Wednesday, December 14, 2005

I like driving backwards in the fog

The tough part of my week is behind me, better days lie ahead. You cannot ask for a better Wednesday than that. I had a flurry of realizations recently, which I attribute to being focused on one thing. I find when I'm focused on one thing, all the other random thoughts that usually distract me are working themselves out in the background. Some times. Other times, the focus just leads to be acting like a crazy person. It's often difficult to distinguish between a realization and a psychotic break, at least in my world. Here are some of the random things that occurred to me:
  • I don't actually despise my work. I am not fulfilled by it, and some times it seems to be sucking me of verve. But, there are many things about it that are fab. For one thing, I am able to pay my rent every month without going hungry. For another, my employer is actually a pretty fascinating company that does interesting things. It's only my specific cog in the wheel that is rather dull. And our CEO is bizarre in the best way possible. A short while back, he sent out a scathing e-mail to the entire senior staff about powerpoint presentations and the use of jargon. He then spent his entire weekend constructing electronic cards with consultant-speech catchphrases that piss him off. We are supposed to print these cards out and use them like Bingo cards at meetings. That is so eccentric and random that I, predictably, lurve it. This is particularly cause for the warm fuzzies because I do not work at a small start-up business, but at a corporation. Of course, this could all be cause for the cold oh-crappies if my employer catches me writing about them, so I think it best to shut up now.

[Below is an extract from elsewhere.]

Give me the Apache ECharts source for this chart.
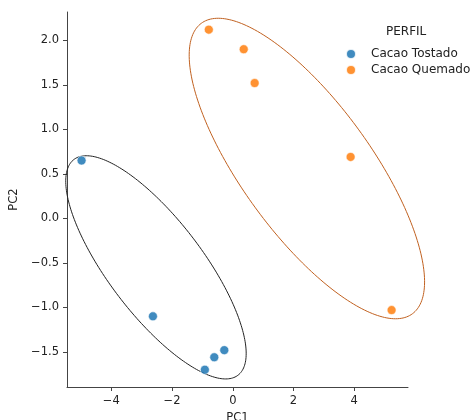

  • While it is true that I had to take classes to get where I want to go, they had a special value in and of themself. It will have to be the topic of an entire, overly analytical post on its own, but I have come to see that I used to have a Rosetta stone, something I could rely on for understanding. It was that which held me steady. I pulled the rug out from underneath myself many years ago, and finally my feet are hovering close to the ground. If you ask me what I believe in, what I rely on, what pulls me out of darkness and gloom, this is it: science.

  • As a friend, I am really only about 50/50 in terms of value. On the one hand, I will give it to you straight and support you. On the other hand, that support has an expiration date. I do not fit in the long-suffering friend category. I am also woefully bad about being accessible at times. So, I think it is, in some ways, a question of consistency. I am an inconstant friend, but I think that is how life is. Some times, you are in a circumstance where a certain sort of person will have an affinity for what you're going to. But that circumstance will pass, and that person will inevitably drift away. I am also inconsistent about my devotion to friends. Some years, when I have the luxury of time, I am all about the holidays and shopping and presents and thoughtfulness. Other years (ahem, cough, cough), I am total crap.

  • This shows what a weirdo I am, but whenever I give blood, I feel really boring. When you give blood, you are asked a series of questions about your lifestyle. They include things like, "Have you ever had sex with a man who has had sex with another man?" "Have you ever injected yourself with drugs?" "Have you ever had sex with someone who has injected themselves with drugs?" "Engaged in sex for drugs or money?" These questions are always fired off in monotone, artillery-style procession. And I just can't stop myself from thinking man, I really don't get out enough.

  • The extroverts I know are held to a certain standard. Even though it is in their nature to be outgoing and around people, they have to appreciate a little time to themselves. They have to be able to be alone. I realized recently that I don't hold my introverted friends to the same standard. I let them get away with oh I can't go out with those party-people, because that is totally not my scene, and it would tire me just being around them excuses. That is not right. Just because you are an extrovert, you don't get a free pass to be clingy/needy. So it should follow that just because you are an introvert, you should not get special dispensation to sit at home watching the paint peel rather than conversing with other humans.

Yes, I know, say it with me now: DUH on all fronts. What can I say? I am slow.